Depois de chorar a morte de Sara, Abraão foi falar com o povo de Hete (que era onde ficava Quiriate-Arba) para arranjar sepultura para a morta. E a cena que se segue mostra bem a característica do negociante oriental, cheio de cerimônias:
— Olha, povo de Hete, vocês sabem que eu sou estrangeiro e tal e coisa. O negócio é que morreu minha velha, que ficou a vida inteira comigo, e estou procurando um lugar para sepultá-la.
E o representante deles respondeu:
— Abraão, você é um princípe de deus aqui pra gente. Escolhe a sepultura que você quiser entre as nossas, e será nosso presente.

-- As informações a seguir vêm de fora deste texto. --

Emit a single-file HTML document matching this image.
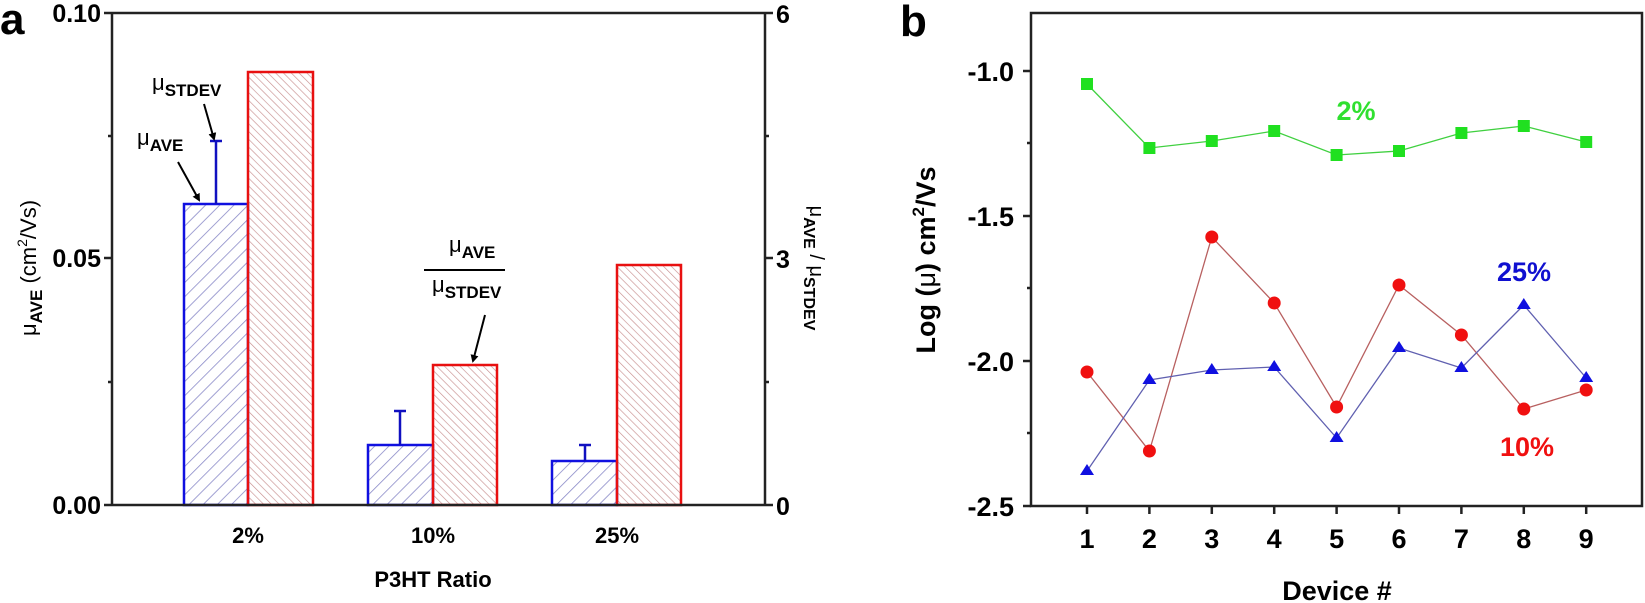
<!DOCTYPE html>
<html><head><meta charset="utf-8"><style>
html,body{margin:0;padding:0;background:#fff}
svg{display:block;font-family:"Liberation Sans",Arial,sans-serif}
.b{font-weight:bold}
</style></head><body>
<svg width="1645" height="603" viewBox="0 0 1645 603" xmlns="http://www.w3.org/2000/svg">
<defs>
<pattern id="hb" patternUnits="userSpaceOnUse" width="10" height="10" patternTransform="rotate(45)">
<line x1="0" y1="0" x2="0" y2="10" stroke="#8a8ac8" stroke-width="1.6"/>
</pattern>
<pattern id="hr" patternUnits="userSpaceOnUse" width="5.5" height="5.5" patternTransform="rotate(-45)">
<line x1="0" y1="0" x2="0" y2="5.5" stroke="#c89090" stroke-width="1.3"/>
</pattern>
<marker id="ar" markerWidth="8" markerHeight="8" refX="6" refY="4" orient="auto" markerUnits="userSpaceOnUse" viewBox="0 0 8 8">
<path d="M0,0 L8,4 L0,8 z" fill="#000"/>
</marker>
</defs>

<!-- Panel a -->
<text x="0" y="34" class="b" font-size="44">a</text>
<!-- bars -->
<g stroke-width="2.5">
<rect x="184" y="204" width="64" height="301" fill="url(#hb)" stroke="#1010e0"/>
<rect x="248" y="72" width="65" height="433" fill="url(#hr)" stroke="#e81010"/>
<rect x="368" y="445" width="65" height="60" fill="url(#hb)" stroke="#1010e0"/>
<rect x="433" y="365" width="64" height="140" fill="url(#hr)" stroke="#e81010"/>
<rect x="552" y="461" width="65" height="44" fill="url(#hb)" stroke="#1010e0"/>
<rect x="617" y="265" width="64" height="240" fill="url(#hr)" stroke="#e81010"/>
</g>
<g stroke="#1010c0" stroke-width="2.5">
<line x1="216" y1="204" x2="216" y2="141"/><line x1="210" y1="141" x2="222" y2="141"/>
<line x1="400" y1="445" x2="400" y2="411"/><line x1="394" y1="411" x2="406" y2="411"/>
<line x1="585" y1="461" x2="585" y2="445"/><line x1="579" y1="445" x2="591" y2="445"/>
</g>
<!-- frame a -->
<g stroke="#222" stroke-width="2.5" fill="none">
<line x1="112" y1="13" x2="112" y2="505"/>
<line x1="112" y1="13" x2="765" y2="13"/>
<line x1="765" y1="13" x2="765" y2="505"/>
<line x1="104" y1="505" x2="773" y2="505"/>
<line x1="104" y1="13" x2="112" y2="13"/><line x1="104" y1="258" x2="112" y2="258"/><line x1="108" y1="136" x2="112" y2="136"/><line x1="108" y1="382" x2="112" y2="382"/>
<line x1="765" y1="13" x2="773" y2="13"/><line x1="765" y1="258" x2="773" y2="258"/><line x1="765" y1="136" x2="769" y2="136"/><line x1="765" y1="382" x2="769" y2="382"/>
</g>
<g class="b" font-size="25" text-anchor="end">
<text x="101" y="22">0.10</text><text x="101" y="267">0.05</text><text x="101" y="514">0.00</text>
</g>
<g class="b" font-size="25">
<text x="776" y="23">6</text><text x="776" y="268">3</text><text x="776" y="515">0</text>
</g>
<g class="b" font-size="22" text-anchor="middle">
<text x="248" y="543">2%</text><text x="433" y="543">10%</text><text x="617" y="543">25%</text>
<text x="433" y="587">P3HT Ratio</text>
</g>
<text transform="translate(36,268) rotate(-90)" text-anchor="middle" font-size="22">μ<tspan class="b" font-size="17" dy="6">AVE</tspan><tspan dy="-6"> (cm</tspan><tspan font-size="14" dy="-9">2</tspan><tspan dy="9">/Vs)</tspan></text>
<text transform="translate(810,268) rotate(90)" text-anchor="middle" font-size="20">μ<tspan class="b" font-size="16" dy="6">AVE</tspan><tspan dy="-6"> / μ</tspan><tspan class="b" font-size="16" dy="6">STDEV</tspan></text>
<!-- annotations -->
<text x="152" y="90" font-size="22">μ<tspan class="b" font-size="17" dy="6">STDEV</tspan></text>
<text x="137" y="145" font-size="22">μ<tspan class="b" font-size="17" dy="6">AVE</tspan></text>
<g stroke="#000" stroke-width="2" marker-end="url(#ar)">
<line x1="204" y1="104" x2="214" y2="139"/>
<line x1="178" y1="162" x2="199" y2="200"/>
<line x1="485" y1="315" x2="473" y2="361"/>
</g>
<text x="449" y="252" font-size="22">μ<tspan class="b" font-size="17" dy="6">AVE</tspan></text>
<line x1="424" y1="270" x2="505" y2="270" stroke="#000" stroke-width="2"/>
<text x="432" y="292" font-size="22">μ<tspan class="b" font-size="17" dy="6">STDEV</tspan></text>

<!-- Panel b -->
<text x="900" y="36" class="b" font-size="44">b</text>
<g stroke="#222" stroke-width="2.5" fill="none">
<rect x="1031" y="13" width="611" height="493"/>
<line x1="1023" y1="71" x2="1031" y2="71"/><line x1="1023" y1="216" x2="1031" y2="216"/><line x1="1023" y1="361" x2="1031" y2="361"/><line x1="1023" y1="506" x2="1031" y2="506"/>
<line x1="1027" y1="143" x2="1031" y2="143"/><line x1="1027" y1="288" x2="1031" y2="288"/><line x1="1027" y1="433" x2="1031" y2="433"/>
<g id="xt">
<line x1="1087" y1="506" x2="1087" y2="514"/><line x1="1149.4" y1="506" x2="1149.4" y2="514"/><line x1="1211.8" y1="506" x2="1211.8" y2="514"/><line x1="1274.2" y1="506" x2="1274.2" y2="514"/><line x1="1336.6" y1="506" x2="1336.6" y2="514"/><line x1="1399" y1="506" x2="1399" y2="514"/><line x1="1461.4" y1="506" x2="1461.4" y2="514"/><line x1="1523.8" y1="506" x2="1523.8" y2="514"/><line x1="1586.2" y1="506" x2="1586.2" y2="514"/>
</g>
</g>
<g class="b" font-size="27" text-anchor="end">
<text x="1014" y="81">-1.0</text><text x="1014" y="226">-1.5</text><text x="1014" y="371">-2.0</text><text x="1014" y="516">-2.5</text>
</g>
<g class="b" font-size="27" text-anchor="middle">
<text x="1087" y="548">1</text><text x="1149.4" y="548">2</text><text x="1211.8" y="548">3</text><text x="1274.2" y="548">4</text><text x="1336.6" y="548">5</text><text x="1399" y="548">6</text><text x="1461.4" y="548">7</text><text x="1523.8" y="548">8</text><text x="1586.2" y="548">9</text>
<text x="1337" y="600" font-size="27">Device #</text>
</g>
<text transform="translate(935,260) rotate(-90)" text-anchor="middle" class="b" font-size="27">Log (<tspan font-weight="normal">μ</tspan>) cm<tspan font-size="17" dy="-11">2</tspan><tspan dy="11">/Vs</tspan></text>

<!-- series -->
<polyline fill="none" stroke="#40d040" stroke-width="1.3" points="1087,84 1149.4,148 1211.8,141 1274.2,131 1336.6,155 1399,151 1461.4,133 1523.8,126 1586.2,142"/>
<polyline fill="none" stroke="#b86060" stroke-width="1.3" points="1087,372 1149.4,451 1211.8,237 1274.2,303 1336.6,407 1399,285 1461.4,335 1523.8,409 1586.2,390"/>
<polyline fill="none" stroke="#6060b0" stroke-width="1.3" points="1087,471 1149.4,380 1211.8,370 1274.2,367 1336.6,438 1399,348 1461.4,368 1523.8,305 1586.2,378"/>
<g fill="#20e020">
<rect x="1081" y="78" width="12" height="12"/><rect x="1143.4" y="142" width="12" height="12"/><rect x="1205.8" y="135" width="12" height="12"/><rect x="1268.2" y="125" width="12" height="12"/><rect x="1330.6" y="149" width="12" height="12"/><rect x="1393" y="145" width="12" height="12"/><rect x="1455.4" y="127" width="12" height="12"/><rect x="1517.8" y="120" width="12" height="12"/><rect x="1580.2" y="136" width="12" height="12"/>
</g>
<g fill="#f01010">
<circle cx="1087" cy="372" r="6.5"/><circle cx="1149.4" cy="451" r="6.5"/><circle cx="1211.8" cy="237" r="6.5"/><circle cx="1274.2" cy="303" r="6.5"/><circle cx="1336.6" cy="407" r="6.5"/><circle cx="1399" cy="285" r="6.5"/><circle cx="1461.4" cy="335" r="6.5"/><circle cx="1523.8" cy="409" r="6.5"/><circle cx="1586.2" cy="390" r="6.5"/>
</g>
<g fill="#1010e0">
<path d="M1087,464 l7,11 h-14z"/><path d="M1149.4,373 l7,11 h-14z"/><path d="M1211.8,363 l7,11 h-14z"/><path d="M1274.2,360 l7,11 h-14z"/><path d="M1336.6,431 l7,11 h-14z"/><path d="M1399,341 l7,11 h-14z"/><path d="M1461.4,361 l7,11 h-14z"/><path d="M1523.8,298 l7,11 h-14z"/><path d="M1586.2,371 l7,11 h-14z"/>
</g>
<g class="b" font-size="27" text-anchor="middle">
<text x="1356" y="120" fill="#30e030">2%</text>
<text x="1524" y="281" fill="#1010d0">25%</text>
<text x="1527" y="456" fill="#f01010">10%</text>
</g>
</svg>
</body></html>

E Abraão se reclinou em respeito a eles e disse:
— Já que é assim, falem com Efrom, filho de Zoar. Ele é o dono da cova de Macpela; falem com ele para que ele me venda a sepultura pelo preço justo.
O tal Efrom estava no meio dos caras e se manifestou:
— Queisso, Abraão? Você é gente boa, e sua finada esposa também era, todo mundo gostava dela. Eu te dou a cova e o campo onde ela está de presente, deixa de viadagem. Tá todo mundo aqui de testemunha.
— Ah, Efrom, eu agradeço muito — respondeu Abraão, reclinando-se novamente —, mas faço questão. Me fala o seu preço, eu compro o campo e a sepultura.
— Pára com isso, Abraão! — Agora vem a malandragem — O valor dessa tera é de quatrocentos siclos de prata, uma ninharia, o que é isso diante da nossa amizade?
Abraão entendeu o recado: Pesou a quantidade de prata estipulada e pagou a Efrom. E sepultou Sara na cova de Macpela.